My name is Tom I am 69 and I had my congenitally defective aortic valve replaced 11 years ago. Last year I was having problems and it was finally determined my valve needed replacement again. Both times I went to the Cleveland Clinic. Surgery went well with a bioprosthetic valve and soon I was walking 1-4 miles many times a week hoping to get back to racket ball soon. At my local 1 month check-up I was fine but still experiencing shortness of breath. I started cardiac rehab but was soon referred back to local cardiologist for flutters during rehab. He doubled my BP meds to 25mg of atenolol twice a day instead of once. Back at rehab same flutterings. Went back to Cleveland Clinic to see a specialist and spent 4 days in hospital being monitored with use of new med sotalol. Seemed to go well and I passed stress test on last day and went home. I should mention I cannot tell when I am fluttering. Back to rehab, same fluttering. So now I am still on sotalol 2 times a day no rehab, no caffeine very low salt and I am to keep my heart rate below 100. Just got the clearance to have an ablation at C. C. in a month and I hope I can get back to normal from my 12-14 surgery.

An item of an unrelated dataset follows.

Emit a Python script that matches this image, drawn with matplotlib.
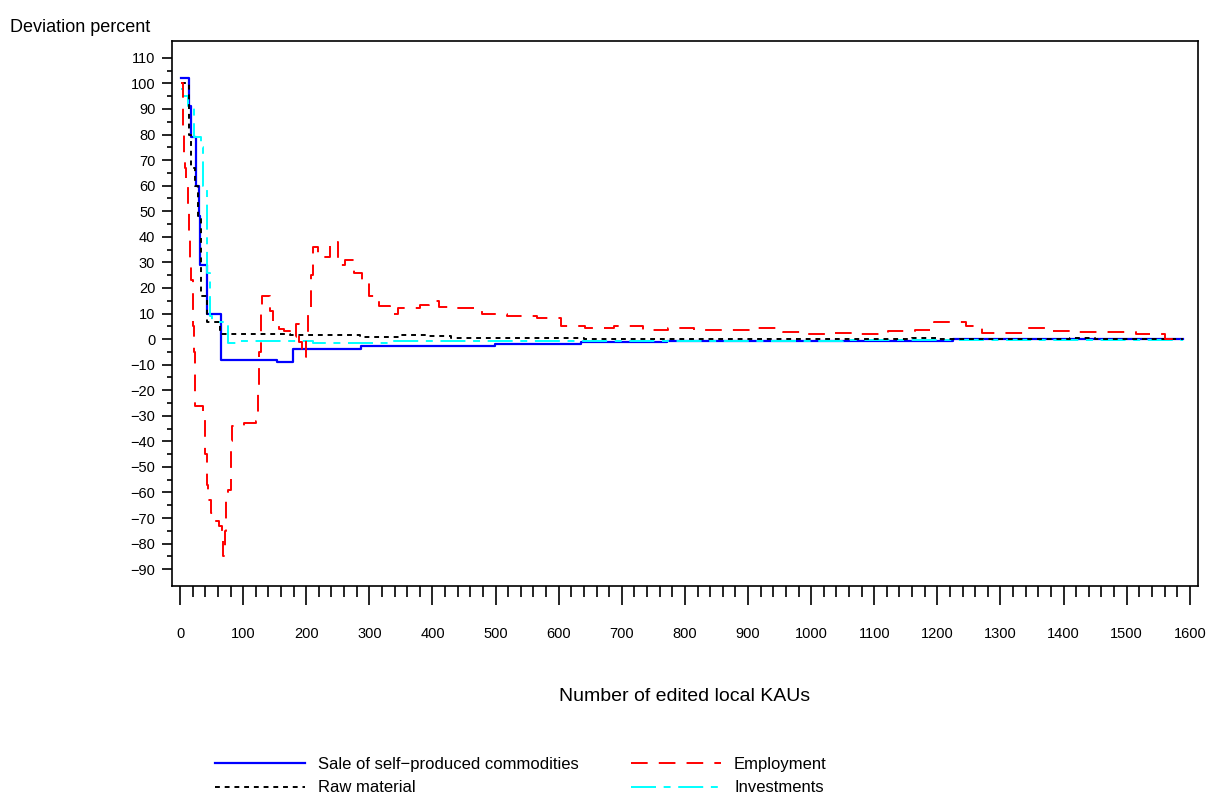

Blanche Watkins says on July 24th, 2017 at 10:34 pm

my mom had tvar 6 hrs ago had run of v tach and was cardivertered back to Sr what would cause this

KB says on June 28th, 2018 at 9:23 pm

My husband has his heart valves replaced by mechanical valves (aitrial and mitral) with mechanical valves in March 2018. He developed V-tac 3 months post-surgery and had an ICD implanted. 4 days after ICD placed, he developed a pocket infection, had to have the ICD removed and a week later smoother ICD was plants in the other side of his chest. It’s been about 2 weeks and so far so good. He still has a wound vac in, where the first ICD was. I’m praying that this is the last of surgeries for a long time to come!